BEGIN DATA LISTING

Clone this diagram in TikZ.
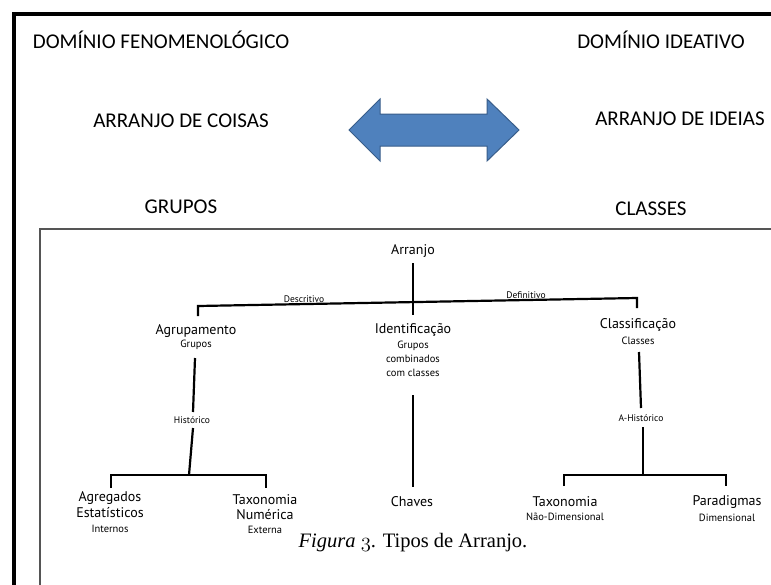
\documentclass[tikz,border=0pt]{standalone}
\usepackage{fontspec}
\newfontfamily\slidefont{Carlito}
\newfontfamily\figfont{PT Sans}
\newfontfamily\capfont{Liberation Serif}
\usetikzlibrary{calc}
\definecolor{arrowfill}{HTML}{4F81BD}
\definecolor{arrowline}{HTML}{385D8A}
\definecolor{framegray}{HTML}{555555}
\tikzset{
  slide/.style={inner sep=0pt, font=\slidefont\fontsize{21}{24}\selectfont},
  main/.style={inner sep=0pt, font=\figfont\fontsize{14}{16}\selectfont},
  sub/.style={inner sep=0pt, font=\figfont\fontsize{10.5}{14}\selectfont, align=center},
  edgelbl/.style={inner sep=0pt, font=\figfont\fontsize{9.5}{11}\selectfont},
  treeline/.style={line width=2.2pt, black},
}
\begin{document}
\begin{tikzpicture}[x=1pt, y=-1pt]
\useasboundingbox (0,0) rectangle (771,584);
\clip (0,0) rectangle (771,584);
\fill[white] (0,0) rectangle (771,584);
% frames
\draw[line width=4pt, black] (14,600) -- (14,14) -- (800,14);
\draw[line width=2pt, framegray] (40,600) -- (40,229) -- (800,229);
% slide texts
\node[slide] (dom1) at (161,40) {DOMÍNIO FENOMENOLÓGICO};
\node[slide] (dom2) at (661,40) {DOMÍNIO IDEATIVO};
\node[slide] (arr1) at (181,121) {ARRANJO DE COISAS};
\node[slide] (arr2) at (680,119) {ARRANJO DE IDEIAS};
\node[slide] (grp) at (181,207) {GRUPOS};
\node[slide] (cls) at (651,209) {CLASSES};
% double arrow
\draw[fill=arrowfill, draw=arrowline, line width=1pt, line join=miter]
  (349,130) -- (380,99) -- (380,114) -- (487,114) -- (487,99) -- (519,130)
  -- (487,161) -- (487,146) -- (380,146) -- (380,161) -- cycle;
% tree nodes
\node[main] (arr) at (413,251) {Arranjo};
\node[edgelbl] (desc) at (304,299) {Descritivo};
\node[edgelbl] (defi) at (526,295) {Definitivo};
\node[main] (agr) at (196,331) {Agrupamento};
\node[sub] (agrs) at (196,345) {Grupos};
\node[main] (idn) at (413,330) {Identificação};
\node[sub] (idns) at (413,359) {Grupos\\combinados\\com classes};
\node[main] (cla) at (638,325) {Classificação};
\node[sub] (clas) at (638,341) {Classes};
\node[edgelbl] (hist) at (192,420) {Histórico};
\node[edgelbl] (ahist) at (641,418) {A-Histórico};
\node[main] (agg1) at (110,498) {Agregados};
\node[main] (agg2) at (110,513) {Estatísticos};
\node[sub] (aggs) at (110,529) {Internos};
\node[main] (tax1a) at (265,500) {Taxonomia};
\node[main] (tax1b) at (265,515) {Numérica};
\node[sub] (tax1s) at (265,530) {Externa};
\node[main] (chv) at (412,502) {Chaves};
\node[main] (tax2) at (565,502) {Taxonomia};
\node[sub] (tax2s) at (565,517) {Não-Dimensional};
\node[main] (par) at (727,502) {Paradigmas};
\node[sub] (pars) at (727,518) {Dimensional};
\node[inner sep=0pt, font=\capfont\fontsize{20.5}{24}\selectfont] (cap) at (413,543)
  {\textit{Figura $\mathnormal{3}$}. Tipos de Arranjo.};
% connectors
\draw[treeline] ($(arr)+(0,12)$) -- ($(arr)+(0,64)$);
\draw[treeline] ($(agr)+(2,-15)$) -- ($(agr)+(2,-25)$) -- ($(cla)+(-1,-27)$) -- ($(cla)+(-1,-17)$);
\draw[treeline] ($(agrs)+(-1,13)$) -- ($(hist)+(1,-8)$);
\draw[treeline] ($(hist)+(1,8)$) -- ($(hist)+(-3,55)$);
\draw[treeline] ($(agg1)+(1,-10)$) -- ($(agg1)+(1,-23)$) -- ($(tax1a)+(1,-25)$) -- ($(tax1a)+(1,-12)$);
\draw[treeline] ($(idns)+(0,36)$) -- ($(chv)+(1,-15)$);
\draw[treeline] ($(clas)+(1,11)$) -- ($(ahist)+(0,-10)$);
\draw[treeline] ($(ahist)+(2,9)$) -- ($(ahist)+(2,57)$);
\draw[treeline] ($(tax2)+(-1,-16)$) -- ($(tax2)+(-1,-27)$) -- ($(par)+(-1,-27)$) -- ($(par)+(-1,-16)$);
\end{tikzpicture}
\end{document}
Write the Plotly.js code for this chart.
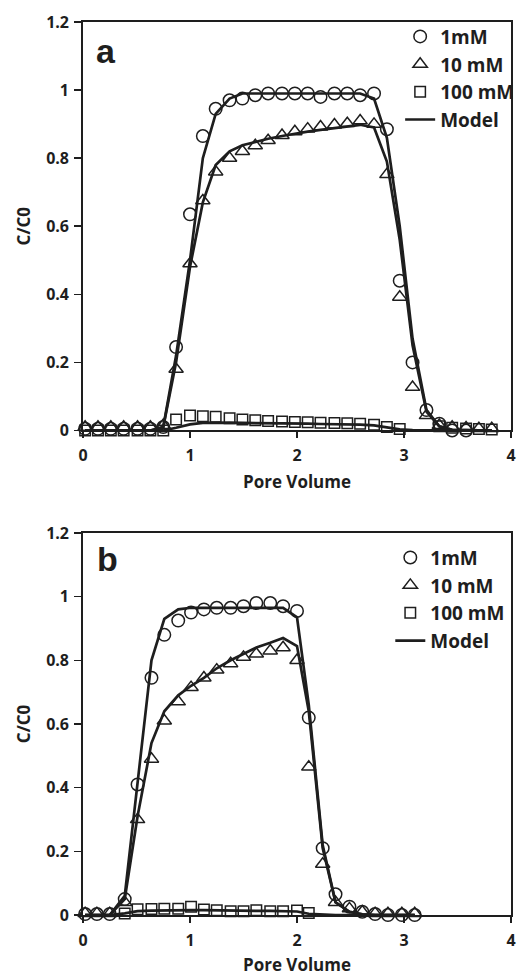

END DATA LISTING

▶ TASK DETAILS
From the records above, work out how many lines contain the string "this". Give only the number.

▶ REPLY TO THE TASK
2